Melody - Examples

Examples

Different musical styles use melody in different ways. For example:

  • Jazz musicians use the term "lead" or "head" to refer to the main melody, which is used as a starting point for improvisation.
  • Rock music, melodic music, and other forms of popular music and folk music tend to pick one or two melodies (verse and chorus) and stick with them; much variety may occur in the phrasing and lyrics.
  • Indian classical music relies heavily on melody and rhythm, and not so much on harmony, as the music contains no chord changes.
  • Balinese gamelan music often uses complicated variations and alterations of a single melody played simultaneously, called heterophony.
  • In western classical music, composers often introduce an initial melody, or theme, and then create variations. Classical music often has several melodic layers, called polyphony, such as those in a fugue, a type of counterpoint. Often, melodies are constructed from motifs or short melodic fragments, such as the opening of Beethoven's Fifth Symphony. Richard Wagner popularized the concept of a leitmotif: a motif or melody associated with a certain idea, person or place.
  • While in both most popular music and classical music of the common practice period pitch and duration are of primary importance in melodies, the contemporary music of the 20th and 21st centuries pitch and duration have lessened in importance and quality has gained importance, often primary.

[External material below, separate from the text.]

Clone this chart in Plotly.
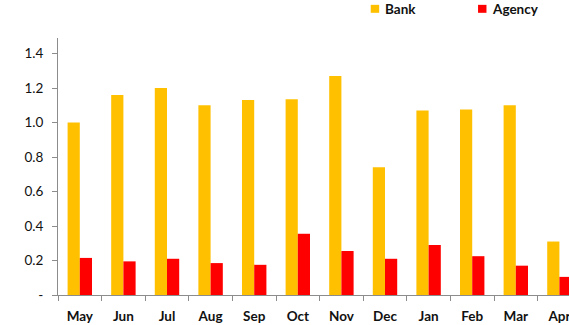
import plotly.graph_objects as go

# Monthly ratios by channel
months = ["May", "Jun", "Jul", "Aug", "Sep", "Oct", "Nov", "Dec", "Jan", "Feb", "Mar", "Apr"]
bank = [1.00, 1.16, 1.20, 1.10, 1.13, 1.135, 1.27, 0.74, 1.07, 1.075, 1.10, 0.31]
agency = [0.215, 0.195, 0.21, 0.185, 0.175, 0.355, 0.255, 0.21, 0.29, 0.225, 0.17, 0.105]

y_ticks = [0, 0.2, 0.4, 0.6, 0.8, 1.0, 1.2, 1.4]
y_tick_text = ["-", "0.2", "0.4", "0.6", "0.8", "1.0", "1.2", "1.4"]

BANK_COLOR = "#FFC000"
AGENCY_COLOR = "#FF0000"
AXIS_COLOR = "#8C8C8C"
FONT = "Lato, 'Open Sans', sans-serif"

fig = go.Figure()
fig.add_trace(go.Bar(x=months, y=bank, name="Bank", marker_color=BANK_COLOR,
                     marker_line_width=0, showlegend=False))
fig.add_trace(go.Bar(x=months, y=agency, name="Agency", marker_color=AGENCY_COLOR,
                     marker_line_width=0, showlegend=False))

# Hand-built legend row above the plot
legend_items = [("Bank", BANK_COLOR, 0.612), ("Agency", AGENCY_COLOR, 0.822)]
for label, color, x0 in legend_items:
    fig.add_shape(type="rect", xref="paper", yref="paper",
                  x0=x0, x1=x0 + 0.0165, y0=1.098, y1=1.129,
                  fillcolor=color, line_width=0)
    fig.add_annotation(text=f"<b>{label}</b>", xref="paper", yref="paper",
                       x=x0 + 0.024, y=1.113, xanchor="left", yanchor="middle",
                       showarrow=False, font=dict(family=FONT, size=13.5, color="#111111"))

fig.update_layout(
    width=569, height=325,
    margin=dict(l=58, r=0, t=38, b=30),
    paper_bgcolor="white", plot_bgcolor="white",
    barmode="group", bargap=0.44, bargroupgap=0,
    font=dict(family=FONT, size=13, color="#111111"),
)
fig.update_xaxes(
    type="category", range=[-0.5, 11.22],
    showline=True, linecolor=AXIS_COLOR, linewidth=1,
    ticks="outside", tickson="boundaries", ticklen=5, tickcolor=AXIS_COLOR,
    ticklabelstandoff=9,
    tickfont=dict(family=FONT, size=13.5, color="#111111", weight="bold"),
    showgrid=False, zeroline=False,
)
fig.update_yaxes(
    range=[0, 1.49],
    tickvals=y_ticks, ticktext=y_tick_text,
    showline=True, linecolor=AXIS_COLOR, linewidth=1,
    ticks="outside", ticklen=5, tickcolor=AXIS_COLOR,
    ticklabelstandoff=6,
    tickfont=dict(family=FONT, size=13.5, color="#111111"),
    showgrid=False, zeroline=False,
)

fig.write_html("out.html")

Examples include musique concrète, klangfarbenmelodie, Elliott Carter's Eight Etudes and a Fantasy (which contains a movement with only one note), the third movement of Ruth Crawford-Seeger's String Quartet 1931 (later re orchestrated as Andante for string orchestra) which creates the melody from an unchanging set of pitches through "dissonant dynamics" alone, and György Ligeti's Aventures, in which recurring phonetics create the linear form.